Entretien avec Jean de Dieu Somda, Vice-président, Commission de la Communauté économique des États de l’Afrique de l’Ouest (Cedeao)
Grain de sel : Quelle est la politique de la Cedeao en matière de migrations ? Jean de Dieu Somda : Les migrations en Afrique de l’Ouest se déroulent dans des sous-espaces régionaux assez différenciés qui s’appuient principalement sur les pôles d’attraction que constituent les pays côtiers agroexportateurs (Nigeria, Côte d’Ivoire, Ghana, Togo, Bénin,) et les pôles de départ que sont les pays sahéliens (Niger, Burkina Faso, Mali). Ces migrations ont donné lieu à un brassage ethnique et culturel. Elles constituent un atout pour l’intégration régionale, en ce sens qu’elles obligent à redéfinir de nouvelles citoyennetés transnationales. J’ajouterai à cela que les migrations sont une réalité historique au sein de l’espace Cedeao, où elles sont avant tout intrarégionales. Plus de 95 % des migrants se déplacent à l’intérieur de l’espace Cedeao (+ la Mauritanie). Ka Moussa a fait le pèlerinage de la Mecque à pieds en traversant la zone sahélo-saharienne de Nouadhibou à Djibouti sans visa ni passeport. Le grand commerce entre Nord et Sud et Est et l’Ouest en Afrique a existé de très longue date. Les migrations sont importantes pour les relations entre les États. C’est notamment pour cela que la Cedeao reconnaît la libre circulation des biens et des personnes et le droit d’établissement en son sein depuis mai 1975. Le passeport de la Cedeao ², créé en 1985, permet aux ressortissants des quinze pays membres de circuler sans visa d’un pays à l’autre. Il est unique en Afrique, la Cedeao étant le seul espace de cette taille à permettre la libre circulation. Parallèlement a été instaurée la carte brune pour les transporteurs, qui permet à ces derniers de n’assurer leurs marchandises que dans leur pays de départ, l’assurance étant par la suite valable dans tous les pays de circulation. Nous avons en projet la mise en place d’un passeport unique Cedeao. La demande a été déposée aux Nations unies, et le projet devrait aboutir d’ici 2-3 ans.

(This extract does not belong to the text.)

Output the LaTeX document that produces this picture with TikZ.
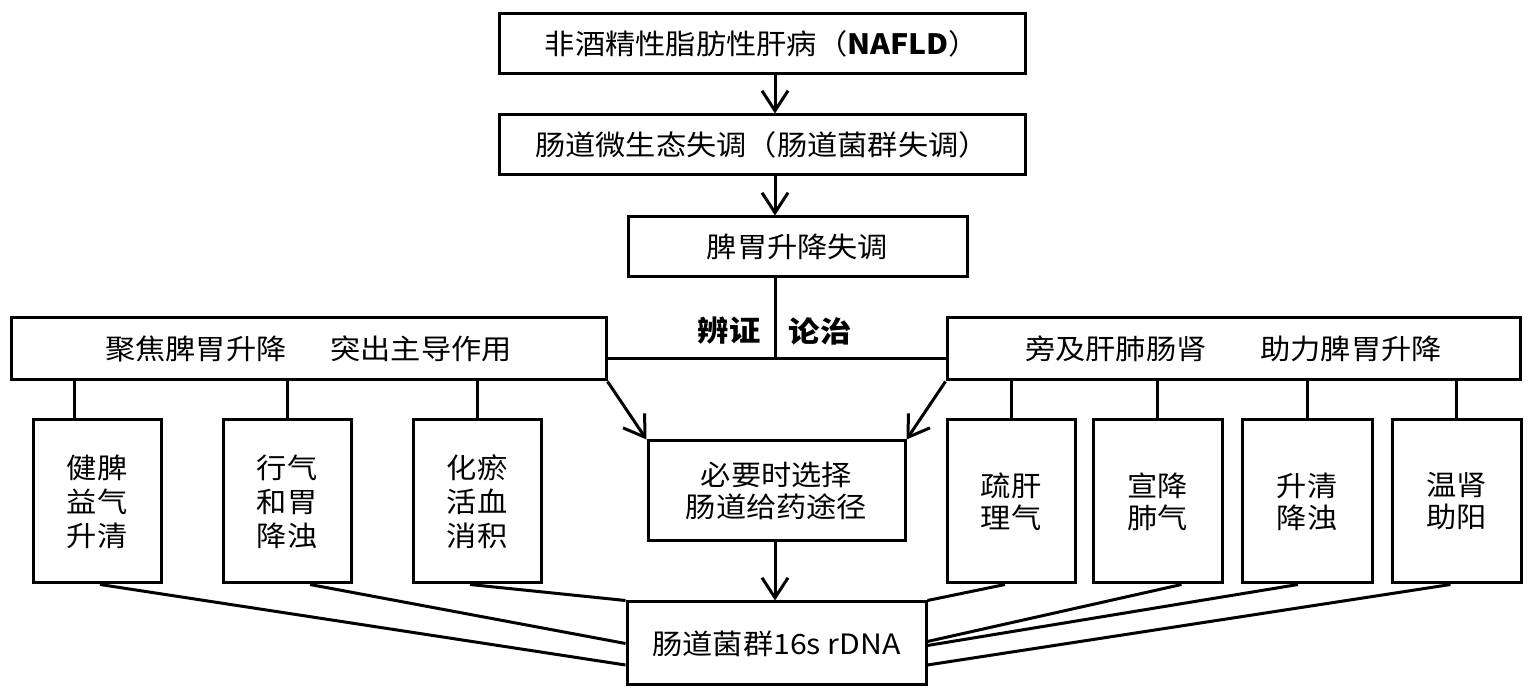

GDS : Quel est le rôle de la direction de la libre circulation nouvellement créée ? JDS : La direction de la libre circulation a été mise en place avec la création de la Commission de la Cedeao en février dernier. Elle a deux objectifs principaux : – veiller à l’application réelle de la libre circulation sur le terrain. Pour cela, elle mènera des campagnes d’information, veillera à mettre fin aux barrière non officielles qui organisent le racket des populations, et organisera des comités de soutien nationaux à la libre circulation, dans lesquels la société civile est représentée ; – sensibiliser et encourager les États à mettre en place la libre circulation. Cette tâche n’est pas facile, dans des pays où les gens sont mal payés. Nous allons mettre en place des procédures visant à encourager les gens, tous les trois mois, les meilleurs douaniers seront distingués comme agents exemplaires, et recevront des primes conséquentes (500 US), au cours de cérémonies officielles. Un budget a été dégagé afin d’équiper la Direction en moyens logistiques — ordinateurs, téléphones portables, etc. Tout est fait pour qu’existe une administration de proximité efficace et respectée.
GDS : Quels sont les impacts des migrations sur le développement rural ? JDS : Ces impacts sont doublement positifs. Les transferts d’argent des migrants sont une ressource considérable pour les États les plus pauvres. Mais également un lien plus fort entre les populations de divers États permet un réel renforcement de l’intégration régionale. Pour cela, la Cedeao est attachée au concept d’ « État frontières ». Nous souhaitons créer des bassins de développement sur des zones frontalières entre pays qui sont des aires d’échanges économiques et commerciaux attractives pour les migrants structurées autour des villes situées le long des frontières particulièrement peuplées et dynamiques. Par exemple entre le Mali, le Burkina Faso et la Côte d’Ivoire, entre le Niger et le Nigeria, entre le Niger le Burkina Faso et le Bénin. Des entités homogènes sont en place, qui pré-existent à des frontières imposées par l’Europe en 1815… Pour soutenir cette dynamique des populations frontalières, la Cedeao s’est dotée d’un « Programme d’initiatives transfrontalières » et d’une « Convention de coopération transfrontalière ». L’objectif est de donner à ces zones une autonomie de gestion en matière économique. Cinquante projets sont en place, impliquant chacun un minimum de deux pays. L’idée est que les populations retrouvent leur homogénéité naturelle pour qu’elles soient plus dynamiques, plus créatives. En gérant bien ces mouvements, il est possible de refonder l’Afrique dynamique d’avant l’esclavage et la colonisation. Car la nature nous a gâtés, nous avons tous les climats, d’innombrables richesses naturelles, une population jeune et dynamique. Nous voulons maîtriser notre migration, pour en faire un instrument politique de développement.